The boy was one of two 13-year-old choirboys molested by Pell in the priests' sacristy at St Patrick's Cathedral in 1996.
His father has told Four Corners how they watched their son change from a cheerful young kid — with no idea why.
"He went from being this lovely boy, who used to come to the football with me, who used to go and help his grandparents and helped around the house, to this boy wanting to go out all the time," he said.
"His schoolwork, I noticed that it started slipping. His whole attitude changed. His whole being just, he was a different boy."
Andrew La Greca was a member of the choir at the time the boys were abused and he also noticed the change in one of the victims.
"He was just a different boy. Just totally different. Just didn't care about anything. Didn't care about anyone. Just didn't even want to breathe," he said.
Within a year of the abuse, the boy had started using heroin.
"I noticed some bits of foil, that had been burnt. My parents noticed that — his grandparents," his father said.
His mother twice asked him if he had been sexually abused, but he never revealed what had happened to him.
"It's devastating to watch your child spiral out like that. It was very hard to watch," she told Four Corners.
Their son died of a drug overdose in 2014.
It wasn't until a year after his death, when the other victim made a formal complaint about the abuse, did the family realise what had happened to their son.
The father says he has mixed emotions about the trial and conviction.
"I'm glad that it's over and it gives me an idea of why my son went through hell. Why he did the things he did," he said
"And myself, I'm just disgusted. I'm disgusted in the Catholic Church."
Lawyers for Pell say he maintains his innocence and an appeal has been lodged.
Police found Church 'difficult' to deal with
Doug Smith was the sergeant overseeing Taskforce SANO's investigation into Pell.
He told Four Corners that, over the years, the police tasked with investigating child sex abuse cases in the Catholic Church found the church "difficult" to deal with.
"They were openly saying that they would cooperate, but I think you could almost say that the way that they classed their cooperation would be similar to a protester lying on the ground in the middle of the street not resisting the police, but the police would have to pick that person up and drag them off the street," he said.
"I think that that's the level of cooperation that the Catholic Church gave us."
While Pell was cooperative at all times, Sergeant Smith says they faced arrogance from him.
"There's a level of arrogance that some people get to where they're at this position in standing in the community. When you are seen to be someone with some level of importance, I think there is a level of arrogance that goes with that. And he's not going to hide that from the police," he said.
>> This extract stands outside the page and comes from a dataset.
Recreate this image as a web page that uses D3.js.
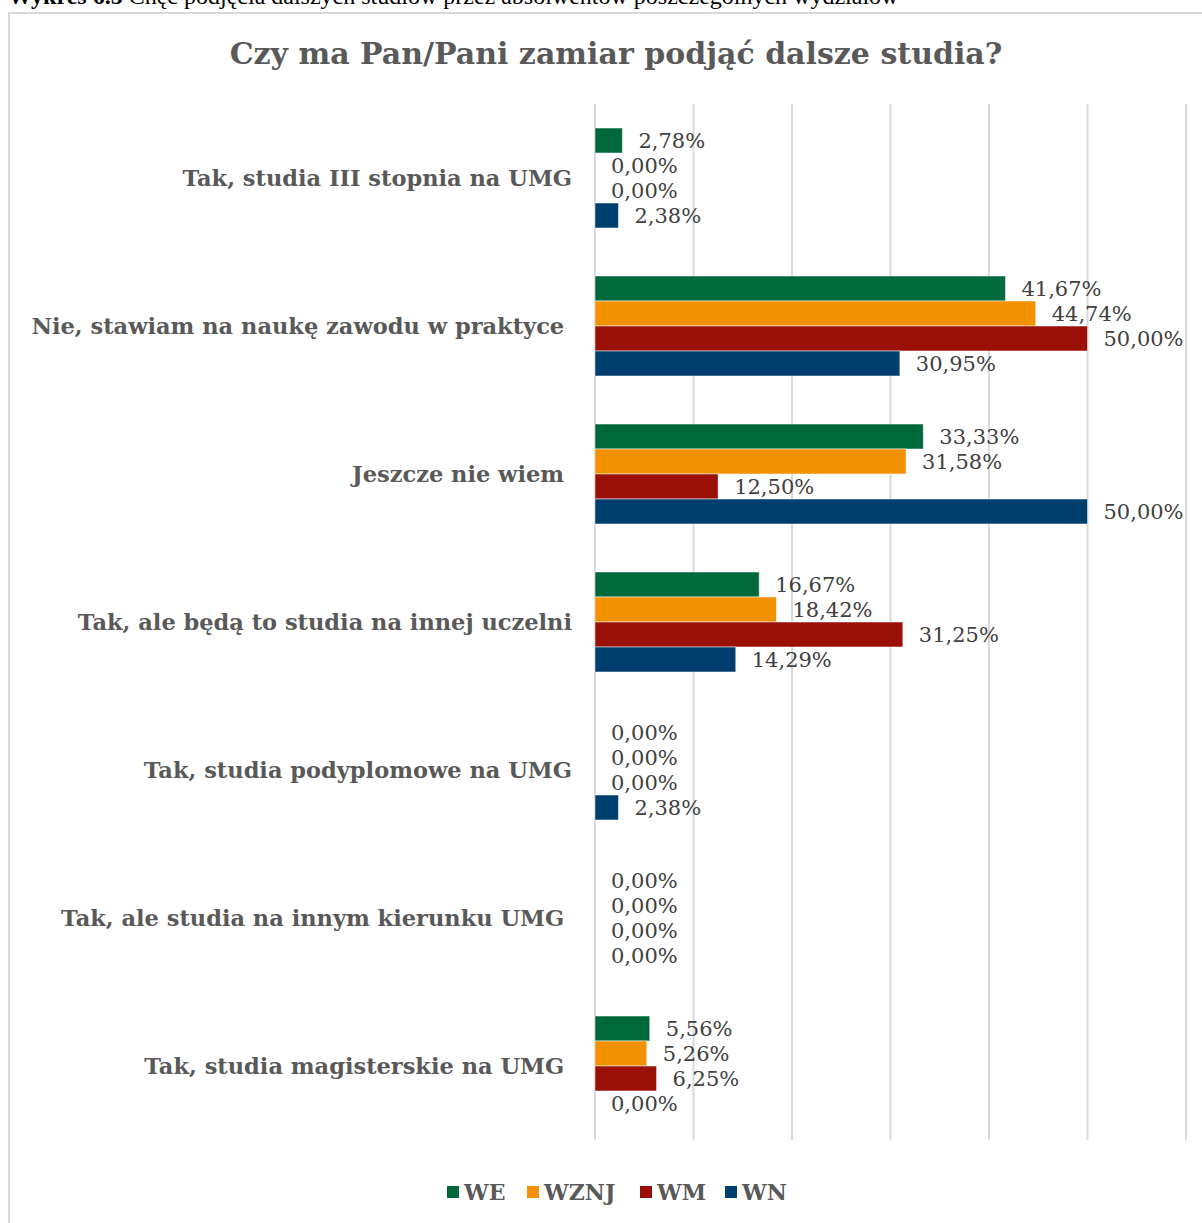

The family and police have praised the bravery of the victim who came forward and whose testimony ultimately convicted Pell.
The victim has asked for his identity to be kept private in the wake of the guilty verdict.
"He's a credit to himself and he needs to be congratulated because he's done a very, very good job at being believed," Sergeant Smith said.
"All you can do is tell the truth, he can't do any more than that. And for a jury of his peers to believe him, I mean, it's fantastic.
"No-one's above the law. The Catholic Church isn't above the law."
Andrew La Greca is glad justice has been served for both his fellow choirmates, and he praised the victim who spoke out.
"He's a hero. I think deep down, he wasn't just doing it for himself. Deep down he was doing it for someone else as well," he said.